The verbiage on the bill is if a sport takes in more than twice as much money as it spends on scholarships for that sport, it would be required to set aside some of the money to pay the athletes I'm that sport. So, I doubt D2, D3, or JUCO would meet those criteria.
Among the schools that could truly afford such legislation would be USC, UCLA, Stanford and Cal. If any of those 4 schools would question their football or basketball sport future, that would have earth shaking repercussions throughout California's intercollegiate athletic programs.
Below is info from another web article about the California legislation
Sportico reported that, “Based on 2018 financial figures schools provided to the U.S. Department of Education, the legislation would have worked out to FBS football players in California earning, on average, $132,000 per year ... while men’s basketball players would receive an extra $107,000 and women’s basketball players would get $15,000 more annually.”

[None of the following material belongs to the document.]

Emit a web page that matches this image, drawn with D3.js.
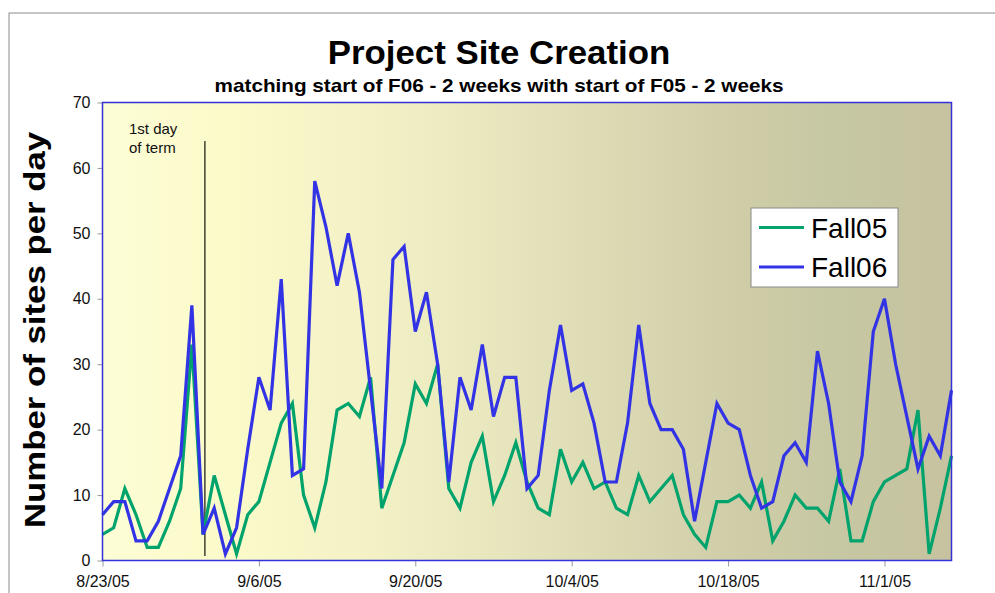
<!DOCTYPE html>
<html>
<head>
<meta charset="utf-8">
<script src="https://cdn.jsdelivr.net/npm/d3@7"></script>
<style>
  body { margin: 0; background: #fff; }
  #chart { width: 995px; height: 593px; }
  text { font-family: "Liberation Sans", Arial, sans-serif; }
</style>
</head>
<body>
<div id="chart"></div>
<script>
const startDate = "8/23/05";
const endDate = "11/7/05";
const fall05 = [4, 5, 11, 7, 2, 2, 6, 11, 33, 4, 13, 7, 1, 7, 9, 15, 21, 24, 10, 5,
  12, 23, 24, 22, 28, 8, 13, 18, 27, 24, 30, 11, 8, 15, 19, 9, 13, 18, 12, 8,
  7, 17, 12, 15, 11, 12, 8, 7, 13, 9, 11, 13, 7, 4, 2, 9, 9, 10, 8, 12,
  3, 6, 10, 8, 8, 6, 14, 3, 3, 9, 12, 13, 14, 23, 1, 8, 16];
const fall06 = [7, 9, 9, 3, 3, 6, 11, 16, 39, 4, 8, 1, 5, 17, 28, 23, 43, 13, 14, 58,
  51, 42, 50, 41, 26, 11, 46, 48, 35, 41, 30, 12, 28, 23, 33, 22, 28, 28, 11, 13,
  26, 36, 26, 27, 21, 12, 12, 21, 36, 24, 20, 20, 17, 6, 15, 24, 21, 20, 13, 8,
  9, 16, 18, 15, 32, 24, 12, 9, 16, 35, 40, 30, 22, 14, 19, 16, 26];
const seriesNames = ["Fall05", "Fall06"];
const seriesColors = ["#00A36C", "#3333E6"];
const xTickLabels = ["8/23/05", "9/6/05", "9/20/05", "10/4/05", "10/18/05", "11/1/05"];
const yTicks = [0, 10, 20, 30, 40, 50, 60, 70];
const termStart = "9/1/05";
const termLabel = ["1st day", "of term"];

const parse = d3.utcParse("%m/%d/%y");
const start = parse(startDate);
const days = d3.utcDay.range(start, d3.utcDay.offset(parse(endDate), 1));

const width = 995, height = 593;
const plot = { left: 102.5, right: 951.5, top: 102.5, bottom: 560.5 };

const x = d3.scaleUtc().domain([start, parse(endDate)]).range([plot.left, plot.right]);
const y = d3.scaleLinear().domain([0, 70]).range([plot.bottom, plot.top]);

const svg = d3.select("#chart").append("svg")
  .attr("width", width)
  .attr("height", height);

// outer chart frame (only top and left visible)
svg.append("rect")
  .attr("x", 9).attr("y", 13)
  .attr("width", 1100).attr("height", 700)
  .attr("fill", "none")
  .attr("stroke", "#8c8c8c")
  .attr("stroke-width", 1);

const grad = svg.append("defs").append("linearGradient")
  .attr("id", "bg").attr("x1", "0%").attr("x2", "100%");
[["0%", "#FDFDD6"], ["15%", "#FBFAC9"], ["30%", "#F4F2C6"], ["45%", "#E9E7BE"],
 ["60%", "#DCDAB3"], ["75%", "#CFCDA8"], ["86%", "#C6C8A3"], ["100%", "#C7C29F"]]
  .forEach(([o, c]) => grad.append("stop").attr("offset", o).attr("stop-color", c));

svg.append("rect")
  .attr("x", plot.left).attr("y", plot.top)
  .attr("width", plot.right - plot.left).attr("height", plot.bottom - plot.top)
  .attr("fill", "url(#bg)");

// y axis
const yAxis = svg.append("g")
  .attr("transform", `translate(${plot.left},0)`)
  .call(d3.axisLeft(y).tickValues(yTicks).tickSize(5).tickPadding(7));
yAxis.select(".domain").remove();
yAxis.selectAll("line").attr("stroke", "#999");
yAxis.selectAll("text").attr("font-size", 16).attr("fill", "#111")
  .style("font-family", "'Liberation Sans', Arial, sans-serif");

// x axis
const xAxis = svg.append("g")
  .attr("transform", `translate(0,${plot.bottom})`)
  .call(d3.axisBottom(x).tickValues(xTickLabels.map(parse)).tickSize(6).tickPadding(9)
    .tickFormat((d, i) => xTickLabels[i]));
xAxis.select(".domain").remove();
xAxis.selectAll("line").attr("stroke", "#999");
xAxis.selectAll("text").attr("font-size", 16).attr("fill", "#111")
  .style("font-family", "'Liberation Sans', Arial, sans-serif");

// term start marker
const termX = x(d3.utcHour.offset(parse(termStart), 4));
svg.append("line")
  .attr("x1", termX).attr("x2", termX)
  .attr("y1", 141).attr("y2", 556)
  .attr("stroke", "#111").attr("stroke-width", 1.2);
svg.append("text")
  .attr("x", 129).attr("y", 134)
  .attr("font-size", 15).attr("fill", "#111")
  .selectAll("tspan").data(termLabel).join("tspan")
  .attr("x", 129).attr("dy", (d, i) => i ? 19 : 0)
  .text(d => d);

const line = d3.line()
  .x((d, i) => x(days[i]))
  .y(d => y(d));

svg.selectAll(".series")
  .data([fall05, fall06])
  .join("path")
  .attr("class", "series")
  .attr("d", line)
  .attr("fill", "none")
  .attr("stroke", (d, i) => seriesColors[i])
  .attr("stroke-width", 3.2)
  .attr("stroke-linejoin", "miter");

svg.append("rect")
  .attr("x", plot.left).attr("y", plot.top)
  .attr("width", plot.right - plot.left).attr("height", plot.bottom - plot.top)
  .attr("fill", "none")
  .attr("stroke", "#3232D8")
  .attr("stroke-width", 1.5);

// legend
const legend = svg.append("g").attr("transform", "translate(751,208)");
legend.append("rect")
  .attr("width", 147).attr("height", 79)
  .attr("fill", "#fff").attr("stroke", "#8a8a8a");
seriesNames.forEach((name, i) => {
  legend.append("line")
    .attr("x1", 8).attr("x2", 53)
    .attr("y1", 19.5 + i * 39.5).attr("y2", 19.5 + i * 39.5)
    .attr("stroke", seriesColors[i]).attr("stroke-width", 3.2);
  legend.append("text")
    .attr("x", 60).attr("y", 30 + i * 39)
    .attr("font-size", 28).attr("fill", "#000")
    .text(name);
});

// titles (reference glyphs are slightly stretched horizontally)
svg.append("text")
  .attr("transform", "translate(499,64) scale(1.04,1)")
  .attr("text-anchor", "middle")
  .attr("font-size", 33.5).attr("font-weight", "bold")
  .text("Project Site Creation");
svg.append("text")
  .attr("transform", "translate(499,92) scale(1.15,1)")
  .attr("text-anchor", "middle")
  .attr("font-size", 18).attr("font-weight", "bold")
  .text("matching start of F06 - 2 weeks with start of F05 - 2 weeks");

svg.append("text")
  .attr("transform", "translate(45,330) rotate(-90) scale(1.2,1)")
  .attr("text-anchor", "middle")
  .attr("font-size", 29).attr("font-weight", "bold")
  .text("Number of sites per day");
</script>
</body>
</html>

It would be interesting to see the figures by each of the 20+ schools impacted and not averages. The article mentions the football player average would $132,000- but I bet the USC average is 2-3x that number.
Even in hoops schools like Fresno, San Jose, Santa Clara, Pepperdine, Saint Mary's, etc. may question why they want to continue to subsidize their school's athletic programs even more than they already do. I am sure most non P5 schools in California (and across the country) rely HEAVILY on their basketball revenues to fund their Olympic Sports.
It would also be interesting if the California Legislation would be outside the Federal Title IX legislation.